KU Faculty Exhibition artist draws inspiration from family history, plight of refugees

photo by: Mike Yoder

Tanya Hartman, an associate professor at Kansas University's department of visual art, works in her home studio Friday afternoon, July 22, 2016. Hartman will be showing some of her work at the KU Faculty Exhibition, opening Friday at the Lawrence Arts Center, 940 New Hampshire St.

Woven throughout Tanya Hartman’s family history are tales of alienation, loss and the very universal hunger to belong — if not in one’s homeland, then wherever else home might be found.

In the early 1930s, with the Nazi Party quickly escalating to a majority in the German parliament in 1932 and Hitler’s appointment as chancellor less than a year later, Hartman’s grandfather, a Berlin-born Jew, saw the writing on the wall and left his native Germany. He traveled first to Sweden, Hartman remembers, where he met his future wife — another German Jew forced out of the country — before ultimately settling in Cuernavaca, Mexico.

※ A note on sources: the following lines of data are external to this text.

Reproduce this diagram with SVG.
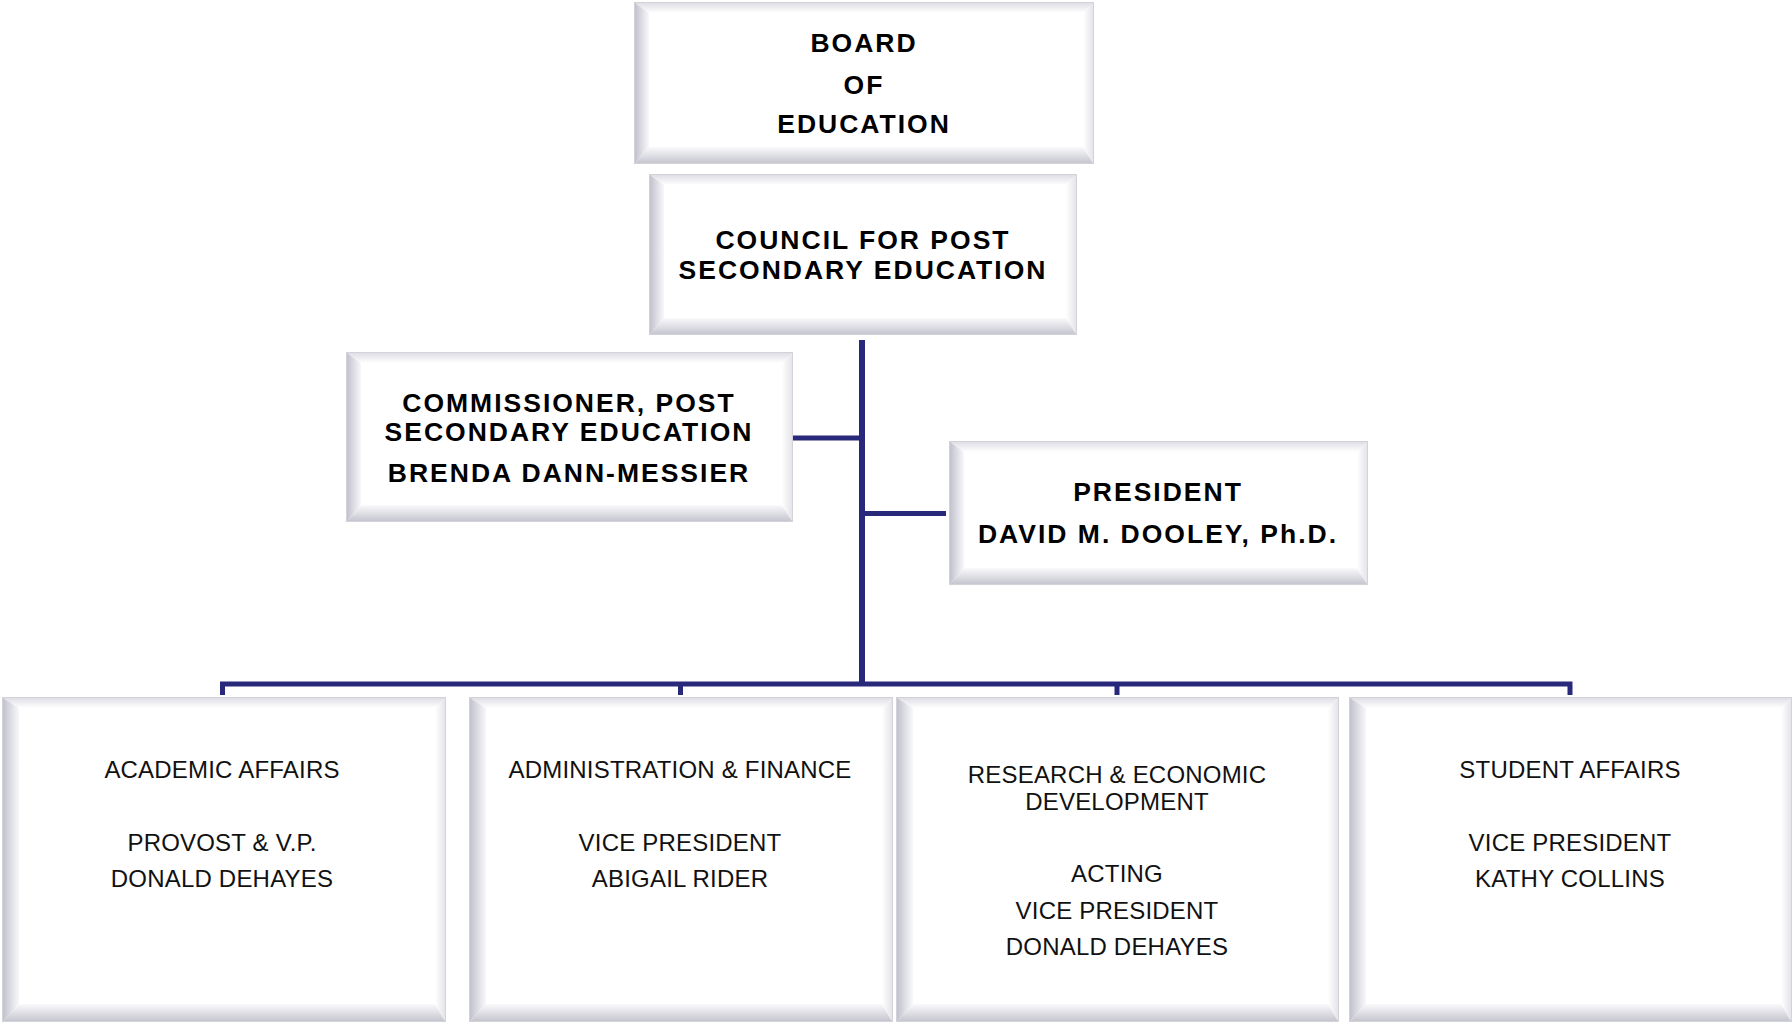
<svg xmlns="http://www.w3.org/2000/svg" width="1792" height="1022" viewBox="0 0 1792 1022">
<defs>
<linearGradient id="gL" x1="0" y1="0" x2="1" y2="0"><stop offset="0" stop-color="#c2c2ce"/><stop offset="1" stop-color="#f8f8fb"/></linearGradient>
<linearGradient id="gR" x1="0" y1="0" x2="1" y2="0"><stop offset="0" stop-color="#ffffff"/><stop offset="1" stop-color="#e4e4ea"/></linearGradient>
<linearGradient id="gT" x1="0" y1="0" x2="0" y2="1"><stop offset="0" stop-color="#dedee6"/><stop offset="1" stop-color="#ffffff"/></linearGradient>
<linearGradient id="gB" x1="0" y1="0" x2="0" y2="1"><stop offset="0" stop-color="#fafafc"/><stop offset="1" stop-color="#c6c6d0"/></linearGradient>
</defs>
<style>
.face{fill:#ffffff;stroke:#d2d2d8;stroke-width:2}
.bl{fill:url(#gL)}
.br{fill:url(#gR)}
.bt{fill:url(#gT)}
.bb{fill:url(#gB)}
.hd{font-family:"Liberation Sans",Arial,sans-serif;font-weight:bold;font-size:26.5px;letter-spacing:2px;fill:#000;text-anchor:middle}
.tx{font-family:"Liberation Sans",Arial,sans-serif;font-size:24px;letter-spacing:0.2px;fill:#111;text-anchor:middle}
.ln{fill:none;stroke:#29297b;stroke-width:5;stroke-linejoin:miter;stroke-linecap:butt}
</style>
<rect width="1792" height="1022" fill="#ffffff"/>

<g id="connectors">
<path class="ln" d="M862,340 V686" style="stroke-width:6"/>
<path class="ln" d="M793,438 H862"/>
<path class="ln" d="M862,513.5 H946"/>
<path class="ln" d="M222.5,695 V684 H1570 V695"/>
<path class="ln" d="M680.5,684 V695"/>
<path class="ln" d="M1117,684 V695"/>
</g>

<g id="board">
<rect class="face" x="635" y="3" width="458" height="160"/>
<polygon class="bt" points="635,3 1093,3 1083,13 649,13"/>
<polygon class="bl" points="635,3 649,13 649,147 635,163"/>
<polygon class="bb" points="635,163 649,147 1083,147 1093,163"/>
<polygon class="br" points="1093,3 1093,163 1083,147 1083,13"/>
<text class="hd" x="864" y="52">BOARD</text>
<text class="hd" x="864" y="94">OF</text>
<text class="hd" x="864" y="133">EDUCATION</text>
</g>

<g id="council">
<rect class="face" x="650" y="175" width="426" height="159"/>
<polygon class="bt" points="650,175 1076,175 1066,185 664,185"/>
<polygon class="bl" points="650,175 664,185 664,318 650,334"/>
<polygon class="bb" points="650,334 664,318 1066,318 1076,334"/>
<polygon class="br" points="1076,175 1076,334 1066,318 1066,185"/>
<text class="hd" x="863" y="249">COUNCIL FOR POST</text>
<text class="hd" x="863" y="279">SECONDARY EDUCATION</text>
</g>

<g id="commissioner">
<rect class="face" x="347" y="353" width="445" height="168"/>
<polygon class="bt" points="347,353 792,353 782,363 361,363"/>
<polygon class="bl" points="347,353 361,363 361,505 347,521"/>
<polygon class="bb" points="347,521 361,505 782,505 792,521"/>
<polygon class="br" points="792,353 792,521 782,505 782,363"/>
<text class="hd" x="569" y="412">COMMISSIONER, POST</text>
<text class="hd" x="569" y="441">SECONDARY EDUCATION</text>
<text class="hd" x="569" y="482">BRENDA DANN-MESSIER</text>
</g>

<g id="president">
<rect class="face" x="950" y="442" width="417" height="142"/>
<polygon class="bt" points="950,442 1367,442 1357,452 964,452"/>
<polygon class="bl" points="950,442 964,452 964,568 950,584"/>
<polygon class="bb" points="950,584 964,568 1357,568 1367,584"/>
<polygon class="br" points="1367,442 1367,584 1357,568 1357,452"/>
<text class="hd" x="1158" y="501">PRESIDENT</text>
<text class="hd" x="1158" y="543">DAVID M. DOOLEY, Ph.D.</text>
</g>

<g id="academic">
<rect class="face" x="3" y="698" width="442" height="323"/>
<polygon class="bt" points="3,698 445,698 435,708 19,708"/>
<polygon class="bl" points="3,698 19,708 19,1004 3,1021"/>
<polygon class="bb" points="3,1021 19,1004 435,1004 445,1021"/>
<polygon class="br" points="445,698 445,1021 435,1004 435,708"/>
<text class="tx" x="222" y="778">ACADEMIC AFFAIRS</text>
<text class="tx" x="222" y="851">PROVOST &amp; V.P.</text>
<text class="tx" x="222" y="887">DONALD DEHAYES</text>
</g>

<g id="administration">
<rect class="face" x="470" y="698" width="422" height="323"/>
<polygon class="bt" points="470,698 892,698 882,708 486,708"/>
<polygon class="bl" points="470,698 486,708 486,1004 470,1021"/>
<polygon class="bb" points="470,1021 486,1004 882,1004 892,1021"/>
<polygon class="br" points="892,698 892,1021 882,1004 882,708"/>
<text class="tx" x="680" y="778">ADMINISTRATION &amp; FINANCE</text>
<text class="tx" x="680" y="851">VICE PRESIDENT</text>
<text class="tx" x="680" y="887">ABIGAIL RIDER</text>
</g>

<g id="research">
<rect class="face" x="897" y="698" width="441" height="323"/>
<polygon class="bt" points="897,698 1338,698 1328,708 913,708"/>
<polygon class="bl" points="897,698 913,708 913,1004 897,1021"/>
<polygon class="bb" points="897,1021 913,1004 1328,1004 1338,1021"/>
<polygon class="br" points="1338,698 1338,1021 1328,1004 1328,708"/>
<text class="tx" x="1117" y="783">RESEARCH &amp; ECONOMIC</text>
<text class="tx" x="1117" y="810">DEVELOPMENT</text>
<text class="tx" x="1117" y="882">ACTING</text>
<text class="tx" x="1117" y="919">VICE PRESIDENT</text>
<text class="tx" x="1117" y="955">DONALD DEHAYES</text>
</g>

<g id="student">
<rect class="face" x="1350" y="698" width="441" height="323"/>
<polygon class="bt" points="1350,698 1791,698 1781,708 1366,708"/>
<polygon class="bl" points="1350,698 1366,708 1366,1004 1350,1021"/>
<polygon class="bb" points="1350,1021 1366,1004 1781,1004 1791,1021"/>
<polygon class="br" points="1791,698 1791,1021 1781,1004 1781,708"/>
<text class="tx" x="1570" y="778">STUDENT AFFAIRS</text>
<text class="tx" x="1570" y="851">VICE PRESIDENT</text>
<text class="tx" x="1570" y="887">KATHY COLLINS</text>
</g>
</svg>
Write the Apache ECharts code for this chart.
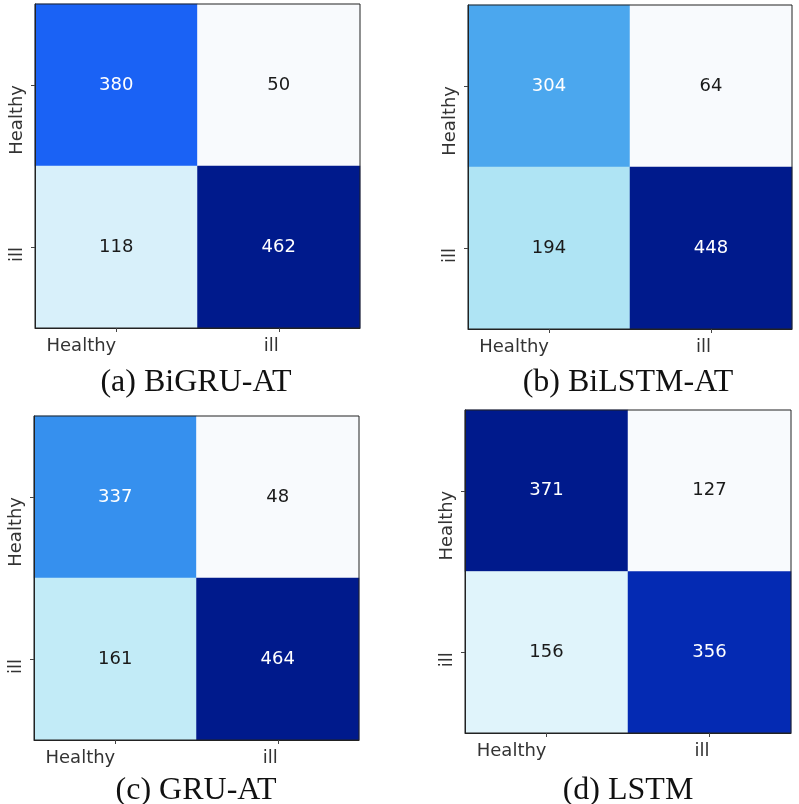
<!DOCTYPE html>
<html>
<head>
<meta charset="utf-8">
<script src="https://cdn.jsdelivr.net/npm/echarts@6/dist/echarts.min.js"></script>
<style>
  html, body { margin: 0; padding: 0; background: #ffffff; }
  #chart { width: 799px; height: 804px; }
</style>
</head>
<body>
<div id="chart"></div>
<script>
// ---- data ----
const classes = ['Healthy', 'ill'];
const panelTitles = ['(a) BiGRU-AT', '(b) BiLSTM-AT', '(c) GRU-AT', '(d) LSTM'];
// rows: true class (Healthy, ill); columns: predicted class (Healthy, ill)
const bigruAt  = [[380, 50], [118, 462]];
const bilstmAt = [[304, 64], [194, 448]];
const gruAt    = [[337, 48], [161, 464]];
const lstm     = [[371, 127], [156, 356]];
const matrices = [bigruAt, bilstmAt, gruAt, lstm];

// ---- layout / style ----
const grids = [
  { left: 35,  top: 4,   width: 325, height: 324 },
  { left: 468, top: 5,   width: 324, height: 324 },
  { left: 34,  top: 416, width: 325, height: 324 },
  { left: 465, top: 410, width: 326, height: 323 }
];
const captionPos = [
  { x: 191, y: 362 },
  { x: 623, y: 362 },
  { x: 191, y: 770 },
  { x: 623, y: 770 }
];
const cmap = ['#f8fafd', '#e3f5fb', '#d2eefa', '#bceaf6', '#9bdbf2', '#77c5f0',
              '#53afee', '#348eee', '#1a62f5', '#0734cc', '#001a8c'];
const tickFont = 'DejaVu Sans';

const option = {
  animation: false,
  backgroundColor: '#ffffff',
  title: [], grid: [], xAxis: [], yAxis: [], visualMap: [], series: []
};

matrices.forEach((m, i) => {
  const flat = m.flat();
  const mn = Math.min(...flat), mx = Math.max(...flat);
  const thresh = (mn + mx) / 2;
  const data = [];
  m.forEach((row, r) => row.forEach((v, c) => {
    data.push({
      value: [c, r, v],
      label: { color: v > thresh ? '#ffffff' : '#1a1a1a' }
    });
  }));

  option.grid.push(Object.assign({
    show: true, z: 10, backgroundColor: 'transparent',
    borderColor: '#222', borderWidth: 1
  }, grids[i]));

  option.title.push({
    text: panelTitles[i],
    left: captionPos[i].x, top: captionPos[i].y,
    textAlign: 'center',
    textStyle: { fontFamily: 'Liberation Serif', fontWeight: 'normal', fontSize: 32, color: '#111' }
  });

  option.xAxis.push({
    gridIndex: i, type: 'category', data: classes, position: 'bottom', z: 10,
    axisLine: { show: true, lineStyle: { color: '#222', width: 1 } },
    axisTick: { show: true, alignWithLabel: true, length: 4, lineStyle: { color: '#444' } },
    axisLabel: { align: 'right', margin: 9, fontSize: 18, fontFamily: tickFont, color: '#333' },
    splitLine: { show: false }, splitArea: { show: false }
  });

  option.yAxis.push({
    gridIndex: i, type: 'category', data: classes, inverse: true, z: 10,
    axisLine: { show: true, lineStyle: { color: '#222', width: 1 } },
    axisTick: { show: true, alignWithLabel: true, length: 4, lineStyle: { color: '#444' } },
    axisLabel: { rotate: 90, align: 'right', verticalAlign: 'bottom', margin: 9,
                 fontSize: 18, fontFamily: tickFont, color: '#333' },
    splitLine: { show: false }, splitArea: { show: false }
  });

  option.visualMap.push({
    type: 'continuous', show: false, seriesIndex: i, dimension: 2,
    min: mn, max: mx, inRange: { color: cmap }
  });

  option.series.push({
    type: 'heatmap', xAxisIndex: i, yAxisIndex: i, data: data,
    label: { show: true, fontSize: 18, fontFamily: tickFont, formatter: p => p.value[2] },
    itemStyle: { borderWidth: 0 },
    emphasis: { disabled: true }
  });
});

const chart = echarts.init(document.getElementById('chart'), null, { renderer: 'canvas' });
chart.setOption(option);
</script>
</body>
</html>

There, he and his family would make a life for themselves in a culture that was alien to them but at the same time boasted a fairly robust Jewish community, piecing together various traditions to create a sense of home.

Decades and generations later, their stories — and the stories others like them — are still being told through Hartman, now an associate professor of drawing and painting at Kansas University.

“Their sense of displacement and trauma certainly affected my aesthetic and my own view of the world,” Hartman says of her beloved grandparents, whom she visited in Mexico frequently as a kid.

Hartman is one of approximately 20 scholars and artists to show their work at the KU Department of Visual Art’s annual Faculty Exhibition, opening Friday at the Lawrence Arts Center.

The exhibition, which will make its debut with a reception from 5 to 9 p.m. Friday, runs through Sept. 24.

For years, Hartman has employed both traditional painting techniques and more experimental methods such as stenciling, stitching and stippling in an artistic style all her own. Often adding collaged or painting text onto her surfaces, Hartman likes to think of her work as blurring the lines between literature and visual art.

Hartman, who spent her childhood in mostly New York City and London while also logging several trips to Mexico, was “never a great lover of cities,” despite the museums and art galleries and concert halls they offered in spades.

Instead, she’d hide away in her bedroom, far away from the “urban despair” of 1970s New York City, and devour books like “The Cricket in Times Square,” “All-of-a-Kind Family” (about a clan of Jewish immigrants living in the Lower East Side at the turn of the century) and her favorites, Laura Ingalls Wilder’s “Little House on the Prairie” series.

New York City, she says, “definitely made me a reader,” which in turned “shaped my art.”

“I think the illustrations in them still affect me, the way I draw,” Hartman says of the “Little House” books that painted such a vivid picture of the Kansas prairie in her young mind all those years ago.

Nearly 20 years after settling in Lawrence, she’s happy to report that Kansas has indeed lived up to the romantic hype. She loves the “peacefulness” of it and the lack of urban blight that she’d witnessed as a kid in New York City.

“I’ve come to feel quite rooted here,” Hartman says. “I think even if you grow up in a place, you can feel as deracinated as a refugee if you don’t inherently fit in.”

And then there’s the feeling of being welcomed into a community, like Lawrence, “even if you’ve come as an outsider,” she says. For Hartman, home is where you make it.

Over the last five years or so, she’s been creating art based on the experiences of refugees from war-torn regions seeking a safe haven in the United States. Lately, that’s morphed into pieces inspired by Hartman’s dreams, which she sees as manifestations of the many refugee stories she’s encountered with the Congolese, Syrian and Sudanese diaspora in Kansas City.

“Night: War Cone and Red Crown,” the mixed-media piece she’s chosen for exhibition in the Arts Center show, is “about war and power,” Hartman says. It’s a way of processing the personal experiences of the world’s many refugees as well as her own anxieties about today’s political climate.

All human beings share the same needs, she says — for security and hope and all those other intangibles — just as they always have. In so many ways, the refugees pouring into Kansas City and other communities across the country and globe are not much different from Hartman’s grandparents or the many Jews who fled Europe leading up to and during World War II.

It’s worth noting, also, that the war-torn regions from which refugees are escaping in droves today were once sites of refugee camps — in Syria, Egypt and Palestine — for tens of thousands of displaced Europeans in World War II.

“I always want my work to create bridges between people, so that they realize our inner worlds, no matter how different we are culturally from one another, are so similar,” Hartman says.

“I think the reason I make artwork,” she adds, “is hoping somehow it’ll make the lion lie down with the lamb.”